Schöne Augen für Bush: Bouteflika brüskiert Chirac

Algerien

Schöne Augen für Bush: Bouteflika brüskiert Chirac

T-Online, 20. April 2006, http://www2.onnachrichten.t-online.de/dyn/c/76/36/45/7636456.html

Mit immer schärferen Tönen fordert der algerische Präsident Abdelaziz Bouteflika den frühere Kolonialherrn Frankreich heraus. Der 69-Jährige fühlt sich auf dem Höhepunkt seiner Macht und legt die Latte für einen algerisch-französischen Freundschaftsvertrages, den Paris anstrebt, immer höher. Geschickt festigt Bouteflika weiter seine Stellung in dem nordafrikanischen Ölstaat. Gleichzeitig macht er den USA – Frankreichs Rivalen – schöne Augen. Nicht zuletzt geht es um den Maghreb: Algier hält Paris vor, Marokko im Streit der Nachbarländer um die Westsahara zu freundlich gesonnen zu sein.

« Berber, Araber, Europäer oder Franzosen »
« Die Kolonialzeit hat zu einem Genozid unserer Identität, unserer Geschichte, unserer Sprache und unserer Bräuche geführt » – so holte Bouteflika am Ostersonntag in Constantine zu einem Frontalangriff auf das Land aus, das von 1830 bis 1962 Kolonialmacht in Algerien war: « Wir wissen nicht mehr, ob wir Berber sind, Araber, Europäer oder Franzosen. » Seit Monaten geißelt der Staatschef die « Verbrechen » der Franzosen in der Vergangenheit. Obwohl er Frankreichs Staatspräsident Jacques Chirac doch schätzt, schraubt Bouteflika seine Forderungen an den ursprünglich schon für Ende 2005 vorgesehenen Freundschaftsvertrag immer höher.

Rohölpreise stärken den Rücken
Mit etwa 50 Milliarden Dollar an Finanzreserven und phantastischen Einnahmen dank steil steigender Rohölpreise im Rücken, kann es sich Bouteflika problemlos leisten, Paris gegenüber aufzutrumpfen.

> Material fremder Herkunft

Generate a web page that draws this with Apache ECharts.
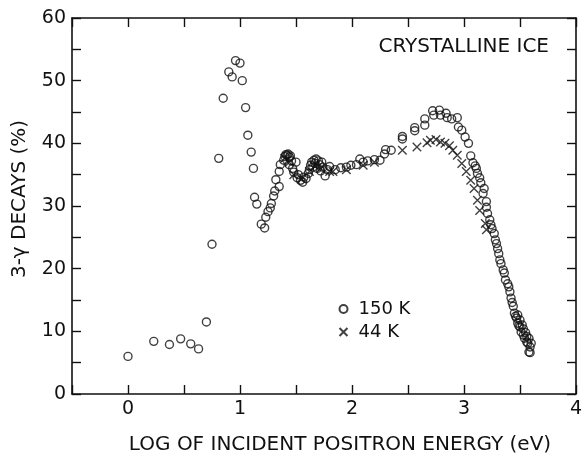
<!DOCTYPE html>
<html>
<head>
<meta charset="utf-8">
<script src="https://cdn.jsdelivr.net/npm/echarts@6/dist/echarts.min.js"></script>
<style>
  html, body { margin: 0; padding: 0; background: #fff; }
  #chart { width: 584px; height: 454px; }
</style>
</head>
<body>
<div id="chart"></div>
<script>
// log10(E) vs 3-gamma fraction
const ice150K = [
  [0.00, 6.0], [0.23, 8.4], [0.37, 7.9], [0.47, 8.8], [0.56, 8.0], [0.63, 7.2],
  [0.70, 11.5], [0.75, 23.9], [0.81, 37.6], [0.85, 47.2], [0.90, 51.4], [0.93, 50.6],
  [0.96, 53.2], [1.00, 52.8], [1.02, 50.0], [1.05, 45.7], [1.07, 41.3], [1.10, 38.6],
  [1.12, 36.0], [1.13, 31.4], [1.15, 30.3], [1.19, 27.1], [1.22, 26.5], [1.23, 28.2],
  [1.25, 29.1], [1.27, 29.7], [1.28, 30.4], [1.30, 31.6], [1.31, 32.4], [1.32, 34.2],
  [1.35, 33.1], [1.35, 35.5], [1.36, 36.6], [1.39, 37.3], [1.40, 37.9], [1.41, 38.2],
  [1.42, 38.1], [1.43, 38.3], [1.44, 37.8], [1.45, 38.0], [1.44, 36.6], [1.46, 37.2],
  [1.47, 36.0], [1.48, 35.4], [1.50, 37.0], [1.51, 34.5], [1.52, 35.0], [1.54, 34.1],
  [1.56, 33.8], [1.57, 34.6], [1.59, 34.4], [1.61, 35.2], [1.62, 35.8], [1.63, 36.5],
  [1.64, 37.0], [1.65, 36.2], [1.66, 37.3], [1.67, 36.8], [1.68, 37.5], [1.69, 36.0],
  [1.70, 37.2], [1.71, 36.6], [1.72, 35.6], [1.73, 37.0], [1.74, 36.2], [1.76, 34.8],
  [1.78, 35.8], [1.80, 36.3], [1.85, 35.8], [1.90, 36.1], [1.95, 36.2], [1.99, 36.5],
  [2.04, 36.6], [2.07, 37.5], [2.10, 37.0], [2.14, 37.2], [2.20, 37.4], [2.25, 37.3],
  [2.29, 38.3], [2.30, 39.0], [2.35, 38.9], [2.45, 40.7], [2.45, 41.1], [2.56, 42.0],
  [2.56, 42.5], [2.65, 42.9], [2.65, 43.9], [2.72, 45.2], [2.73, 44.5], [2.78, 45.3],
  [2.79, 44.5], [2.84, 44.8], [2.85, 44.1], [2.89, 43.9], [2.94, 44.1], [2.95, 42.6],
  [2.98, 42.1], [3.01, 41.0], [3.04, 40.0], [3.06, 38.0], [3.08, 36.9], [3.10, 36.4],
  [3.11, 36.0], [3.12, 35.2], [3.14, 34.5], [3.15, 33.7], [3.17, 32.0], [3.18, 32.8],
  [3.20, 30.7], [3.20, 29.8], [3.21, 28.8], [3.23, 27.8], [3.24, 27.0], [3.25, 26.4],
  [3.27, 25.6], [3.28, 24.6], [3.29, 24.0], [3.30, 23.2], [3.31, 22.4], [3.32, 21.4],
  [3.33, 20.8], [3.35, 19.8], [3.36, 19.3], [3.37, 18.2], [3.39, 17.6], [3.40, 17.1],
  [3.41, 16.3], [3.42, 15.3], [3.43, 14.6], [3.44, 14.0], [3.45, 12.9], [3.46, 12.4],
  [3.47, 12.1], [3.48, 11.3], [3.48, 12.6], [3.49, 10.9], [3.50, 10.7], [3.50, 11.8],
  [3.51, 9.9], [3.52, 11.0], [3.53, 9.4], [3.53, 10.4], [3.54, 8.9], [3.55, 9.8],
  [3.56, 8.3], [3.56, 9.2], [3.57, 8.1], [3.58, 6.7], [3.58, 8.9], [3.59, 7.5],
  [3.60, 8.1], [3.59, 6.6]
]
const ice44K = [
  [1.40, 37.6], [1.44, 37.0], [1.48, 35.0], [1.55, 34.3], [1.62, 35.5], [1.67, 36.3],
  [1.72, 36.0], [1.80, 35.5], [1.83, 35.5], [1.95, 35.8], [2.10, 36.5], [2.20, 37.0],
  [2.45, 38.9], [2.58, 39.4], [2.67, 40.1], [2.70, 40.5], [2.75, 40.6], [2.79, 40.2],
  [2.83, 40.0], [2.87, 39.6], [2.90, 38.9], [2.94, 38.1], [2.98, 36.8], [3.02, 35.5],
  [3.06, 34.1], [3.09, 32.8], [3.12, 30.9], [3.14, 29.3], [3.19, 27.2], [3.20, 26.2]
]
const xRange = [-0.5, 4]
const yRange = [0, 60]

const font = 'DejaVu Sans'
const ink = '#111'

const chart = echarts.init(document.getElementById('chart'))

function tickAxis(pos, range, step, showLabel, fmt) {
  return {
    type: 'value',
    position: pos,
    min: range[0],
    max: range[1],
    interval: step,
    splitLine: { show: false },
    axisLine: { show: true, onZero: false, lineStyle: { color: ink, width: 1.6 } },
    axisTick: { show: true, inside: true, length: 9, lineStyle: { color: ink, width: 1.4 } },
    axisLabel: {
      show: showLabel,
      formatter: fmt,
      margin: 6,
      color: ink,
      fontFamily: font,
      fontSize: 19
    }
  }
}

const crossPath = 'path://M0,0L10,10M10,0L0,10'

chart.setOption({
  animation: false,
  backgroundColor: '#fff',
  grid: { left: 72, right: 8, top: 18, bottom: 60, containLabel: false, outerBoundsMode: 'none' },
  title: {
    text: 'CRYSTALLINE ICE',
    right: 35,
    top: 37,
    padding: 0,
    textStyle: { fontFamily: font, fontSize: 20, fontWeight: 'normal', color: ink }
  },
  legend: {
    orient: 'vertical',
    left: 337,
    top: 300,
    padding: 0,
    itemGap: 5,
    itemWidth: 8,
    itemHeight: 8,
    textStyle: { fontFamily: font, fontSize: 18, color: ink, padding: [0, 0, 0, 6] },
    data: ['150 K', '44 K']
  },
  xAxis: [
    Object.assign(tickAxis('bottom', xRange, 0.5, true, v => Number.isInteger(v) ? String(v) : ''), {
      name: 'LOG OF INCIDENT POSITRON ENERGY (eV)',
      nameLocation: 'middle',
      nameGap: 41,
      nameTextStyle: { fontFamily: font, fontSize: 20, color: ink, padding: [0, 0, 0, 32] }
    }),
    tickAxis('top', xRange, 0.5, false)
  ],
  yAxis: [
    Object.assign(tickAxis('left', yRange, 5, true, v => v % 10 === 0 ? String(v) : ''), {
      name: '3-γ DECAYS (%)',
      nameLocation: 'middle',
      nameGap: 42,
      nameTextStyle: { fontFamily: font, fontSize: 20, color: ink, padding: [0, 0, 0, 14] }
    }),
    tickAxis('right', yRange, 5, false)
  ],
  series: [
    {
      name: '150 K',
      type: 'scatter',
      xAxisIndex: 0,
      yAxisIndex: 0,
      symbol: 'circle',
      symbolSize: 8,
      itemStyle: { color: 'rgba(0,0,0,0)', borderColor: ink, borderWidth: 1.4 },
      data: ice150K
    },
    {
      name: '44 K',
      type: 'scatter',
      xAxisIndex: 0,
      yAxisIndex: 0,
      symbol: crossPath,
      symbolSize: 8.5,
      itemStyle: { color: 'none', borderColor: ink, borderWidth: 1.4 },
      data: ice44K
    }
  ]
})
</script>
</body>
</html>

Im vergangenen Jahr trug algerische Empörung wesentlich dazu bei, dass eine Gesetzespassage über positive Seiten der Kolonialherrschaft in Paris zurückgenommen wurde. Doch das reicht dem Staatschef nicht, der immer mehr auf islamische Strömungen in Algerien eingeht. Er strebt einen Vertrag mit Paris an, so gewichtig wie die deutsch-französische Aussöhnung. In Algier verlangen derweil manche, Chirac müsse zuvor erst öffentlich Reue für die Untaten in der Kolonialzeit bekunden.

USA haben Interesse an Algerien
Er mag nach einer schweren Erkrankung im vergangenen Jahr noch immer blass sein und nur langsam gehen – der erfahrene Staatschef und frühere Spitzendiplomat seines Landes weiß aber, was er will: Paris muss davon abgehalten werden, offen mit Rabat zu flirten und den marokkanischen Autonomieplan für die Westsahara zu unterstützen. Das Interesse der US-Regierung von Präsident George W. Bush an Algerien wegen der strategischen Bedeutung im Kampf gegen den internationalen Terror kommt Bouteflika dabei zugute. Auch der Pariser Außenminister Philippe Douste-Blazy hat das Eis bei einem jüngsten Besuch in Algier nicht brechen können. Den Franzosen wird politisch nichts geschenkt – noch ein Zeichen einer auch außenpolitischen Schwäche Chiracs, der durch soziale Krisen und Unruhen zu Hause stark angeschlagen zu sein scheint.

Gern gesehener Gesprächspartner
Gerade ist der Stabschef der algerischen Armee, Ahmed Gaïd Salah, in den USA, um die militärische Zusammenarbeit zu vertiefen. Die USA setzten auf Algerien, hatte Pentagonchef Donald Rumsfeld unlängst in Algier erläutert. Und als Außenminister Mohamed Bedjaoui vergangene Woche in Washington war, empfing ihn nicht nur Kollegin Condoleezza Rice. Auch US-Geheimdienstchefs schätzten das Gespräch mit ihm, hat Algerien doch blutige Erfahrungen im Kampf gegen islamischen Terror gesammelt. Das jüngste Gerücht in Algier kündigt jetzt eine Visite von US-Vizepräsident Dick Cheney bei Bouteflika an. Der dürfte es sich dann nicht nehmen lassen, auch daraus wieder Kapital zu schlagen.